An issuer is the financial institution that provides payment cards to consumers and businesses, extends credit or access to funds, and is responsible for authorizing or declining transactions when a cardholder attempts to make a purchase. When a cardholder uses their Visa or Mastercard at a merchant, the issuer is the bank or financial institution that issued that specific card and makes the real-time decision to approve or decline the transaction.
The issuer occupies the cardholder side of the payment transaction. It maintains the cardholder relationship, manages the account, funds approved transactions on the cardholder’s behalf, and collects repayment. In return, the issuer receives interchange income on every transaction processed on its cards.
Issuers include large national banks, regional banks, credit unions, fintech companies operating under bank partnerships, and program managers issuing cards under a bank’s license. Any entity that places a Visa or Mastercard card into a cardholder’s hands is functioning as an issuer or working under an issuer’s program.
Diving Deeper into Issuer
The issuer is one of the four core participants in the card payment ecosystem alongside the cardholder, the merchant, and the acquirer. Its role is fundamentally financial — it extends credit or provides access to deposit funds, assumes the risk of cardholder non-payment, and funds transactions on the cardholder’s behalf before collecting repayment. Interchange income, interest charges, and cardholder fees are the primary revenue sources that compensate the issuer for these functions.
Understanding the issuer’s role illuminates why interchange rates are structured the way they are, why issuers make the authorization decisions they do, and how the interests of issuers, merchants, and cardholders interact and sometimes conflict within the payment ecosystem.
What an Issuer Does
The issuer’s responsibilities span the full lifecycle of the cardholder relationship from application through account closure.
Card Issuance and Account Management
The issuer underwrites cardholder applications, establishes credit limits or account funding levels, produces and distributes physical or virtual cards, and manages the ongoing account relationship. For credit cards, the issuer manages billing cycles, interest accrual, minimum payment requirements, and collections. For debit cards, the issuer manages the linkage between the card and the underlying deposit account.
Transaction Authorization
When a merchant submits an authorization request, it travels through the payment network to the issuer’s authorization system. The issuer evaluates the request against the cardholder’s available credit or funds, the issuer’s fraud detection rules, and the card’s status. The issuer returns an approval or decline response within seconds. This real-time decision is one of the most operationally critical functions the issuer performs — authorization systems must maintain extremely high availability because downtime means declined transactions for cardholders.
Fraud and Risk Management
The issuer bears primary responsibility for fraud losses on transactions where the cardholder disputes an unauthorized charge. Issuers invest heavily in fraud detection systems that evaluate each authorization request for fraud signals and decline or challenge suspicious transactions. When fraud occurs despite these controls, the issuer absorbs the loss and issues the cardholder a replacement card.
Chargeback Processing
When a cardholder disputes a transaction, the issuer initiates the chargeback process on the cardholder’s behalf. The issuer provides the cardholder with a provisional credit, investigates the dispute, and communicates with the acquiring bank through the card network’s dispute resolution process. Issuers are incentivized to resolve disputes in the cardholder’s favor since doing so maintains the cardholder relationship.
Issuer Revenue Model
The issuer’s revenue comes from several sources that together justify the cost of extending credit and managing cardholder relationships.

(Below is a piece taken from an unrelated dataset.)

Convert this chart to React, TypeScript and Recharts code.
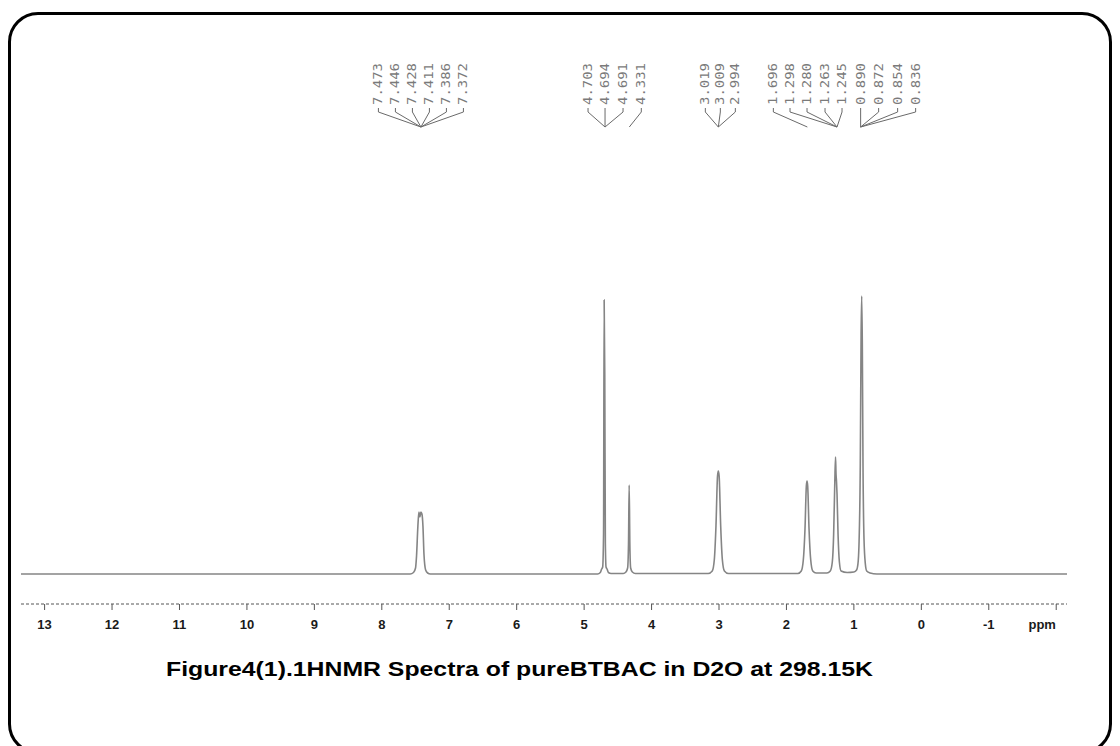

Interchange income is the fee the acquirer pays the issuer on every transaction. It is the single largest revenue source for most consumer card programs and the primary mechanism through which card acceptance subsidizes card issuance. Interest income from revolving credit card balances is the second major revenue source, particularly for general purpose credit card issuers. Annual fees, foreign transaction fees, late payment fees, and cash advance fees contribute additional revenue across different card products.
The Issuer’s Role in Determining Interchange
The card type, rewards structure, and cardholder segment targeted by the issuer’s card program determine the interchange rate that applies to transactions on that card. A standard no-fee consumer credit card attracts lower interchange than a premium travel rewards card because the issuer needs less interchange revenue to fund the rewards program. A commercial purchasing card attracts high interchange because the issuer provides enhanced reporting and assumes corporate credit risk.
This means that the cardholder’s choice of payment card directly affects the merchant’s processing cost. A merchant who accepts a premium rewards card pays significantly more interchange than one who accepts a standard debit card, even though the transaction experience is identical from the merchant’s perspective.
Issuer vs. Issuer Processor
The issuer is the financial institution that holds the cardholder relationship and assumes financial liability. The issuer processor is the technology company that provides the systems the issuer uses to manage card programs, process authorizations, and handle the operational aspects of card issuance. Large banks often operate their own issuer processing systems. Smaller banks and fintech card programs typically use third-party issuer processors such as Marqeta, Galileo, or i2c.